An improved design of the readout base board of the photomultiplier tube for future PandaX dark matter experiments

TL;DR

This paper introduces an improved readout base board for photomultiplier tubes in PandaX dark matter experiments, significantly enhancing dynamic range to better detect signals across a wider energy spectrum.

Contribution

The paper presents a novel design of the PMT readout base board that extends the dynamic range, addressing saturation issues at high energies in PandaX experiments.

Findings

Enhanced dynamic range of PMT readout board

Reduced signal saturation at MeV energies

Improved detection sensitivity for high-energy signals

Abstract

The PandaX project consists of a series of xenon-based experiments that are used to search for dark matter (DM) particles and to study the fundamental properties of neutrinos. The next DM experiment PandaX-4T will be using 4 ton liquid xenon in the sensitive volume, which is nearly a factor of seven larger than that of the previous experiment PandaX-II. Due to the increasing target mass, the sensitivity of searching for both DM and neutrinoless double-beta decay ($0\nu\beta\beta$) signals in the same detector will be significantly improved.
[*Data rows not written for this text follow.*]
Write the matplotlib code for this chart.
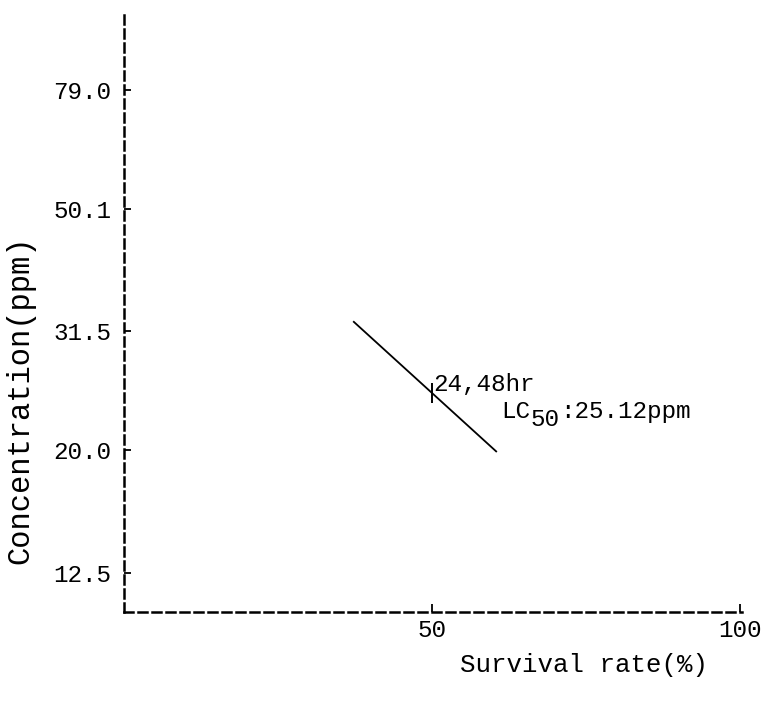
import matplotlib
matplotlib.use('Agg')
import matplotlib.pyplot as plt
import numpy as np

plt.rcParams['font.family'] = ['Liberation Mono', 'DejaVu Sans Mono']

# data
survival = [37.3, 60.4]          # %
conc = [32.6, 19.9]              # ppm
lc50_x = 50
yticks = [12.5, 20.0, 31.5, 50.1, 79.0]
xticks = [50, 100]

# LC50 point sits on the line at 50 % survival
lc50_y = np.exp(np.interp(lc50_x, survival, np.log(conc)))

W, H = 767, 708
fig = plt.figure(figsize=(W / 100, H / 100), dpi=100)
ax = fig.add_axes([124 / W, 1 - 612 / H, (742 - 124) / W, 602 / H])

ax.plot(survival, conc, color='black', lw=1.3)
ax.plot([lc50_x], [lc50_y], marker='|', ms=14, mew=1.4, color='black')

fs = 17.5
adv = 0.6 * fs  # monospace advance in points
ax.annotate('24,48hr', (lc50_x, lc50_y), xytext=(1, 1.5), textcoords='offset points',
            fontsize=fs, va='baseline', ha='left')
ax.annotate('LC', (lc50_x, lc50_y), xytext=(50, -18), textcoords='offset points',
            fontsize=fs, va='baseline', ha='left')
ax.annotate('50', (lc50_x, lc50_y), xytext=(50 + 2 * adv, -24), textcoords='offset points',
            fontsize=fs, va='baseline', ha='left')
ax.annotate(':25.12ppm', (lc50_x, lc50_y), xytext=(50 + 4 * adv, -18), textcoords='offset points',
            fontsize=fs, va='baseline', ha='left')

ax.set_yscale('log')
ax.set_ylim(10.79, 107.0)
ax.set_xlim(0, 100.3)
ax.set_yticks(yticks)
ax.set_yticklabels(['%.1f' % v for v in yticks])
ax.yaxis.set_minor_locator(matplotlib.ticker.NullLocator())
ax.set_xticks(xticks)
ax.set_xticklabels([str(v) for v in xticks])

for s in ['top', 'right']:
    ax.spines[s].set_visible(False)
for s in ['left', 'bottom']:
    ax.spines[s].set_linestyle((0, (3.6, 2.0)))
    ax.spines[s].set_linewidth(1.8)

ax.tick_params(axis='y', direction='in', length=5, width=1.3, labelsize=17.5, pad=9)
ax.tick_params(axis='x', direction='in', length=6, width=1.3, labelsize=17.5, pad=5)
ax.set_ylabel('Concentration(ppm)', fontsize=22)
ax.yaxis.set_label_coords(-(124 - 20) / 618, 1 - (400 - 10) / 602)
ax.set_xlabel('Survival rate(%)', fontsize=18.5)
ax.xaxis.set_label_coords((584 - 124) / 618, -(665 - 612) / 602)
ax.xaxis.label.set_va('center')
ax.yaxis.label.set_va('center')

fig.savefig('out.png', dpi=100)
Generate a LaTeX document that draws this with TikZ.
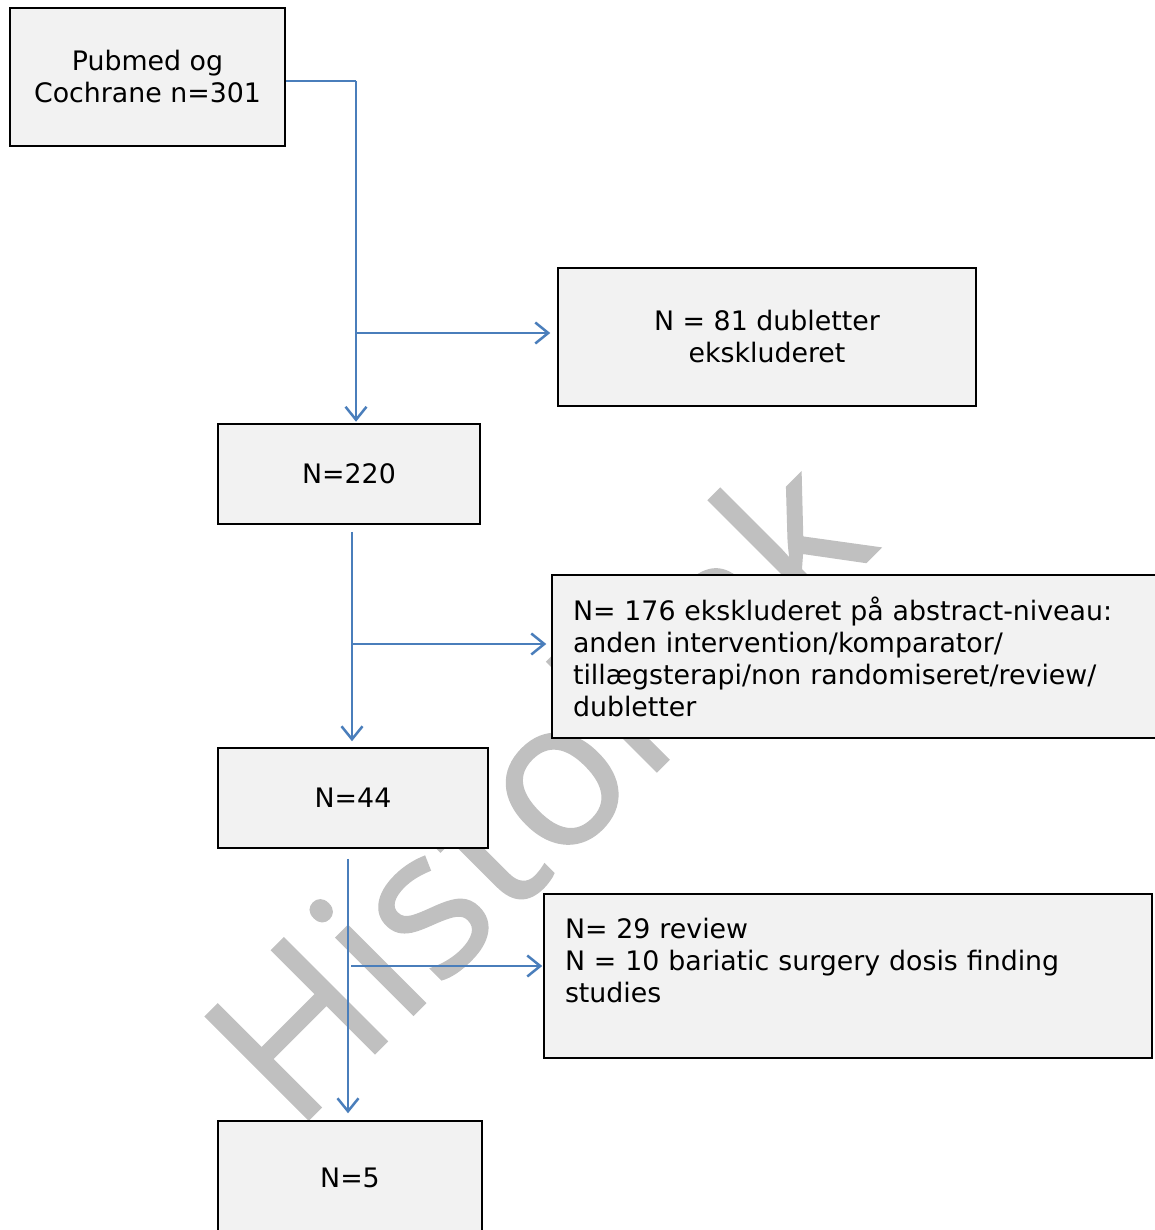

However, the typical energy of interest for $0\nu\beta\beta$ signals is at the MeV scale, which is much higher than that of most popular DM signals. In the baseline readout scheme of the photomultiplier tubes (PMTs), the dynamic range is very limited. Signals from the majority of PMTs in the top array of the detector are heavily saturated at MeV energies. This deteriorates the $0\nu\beta\beta$ search sensitivity. In this paper we report a new design of the readout base board of the PMTs for future PandaX DM experiments and present its improved performance on the dynamic range.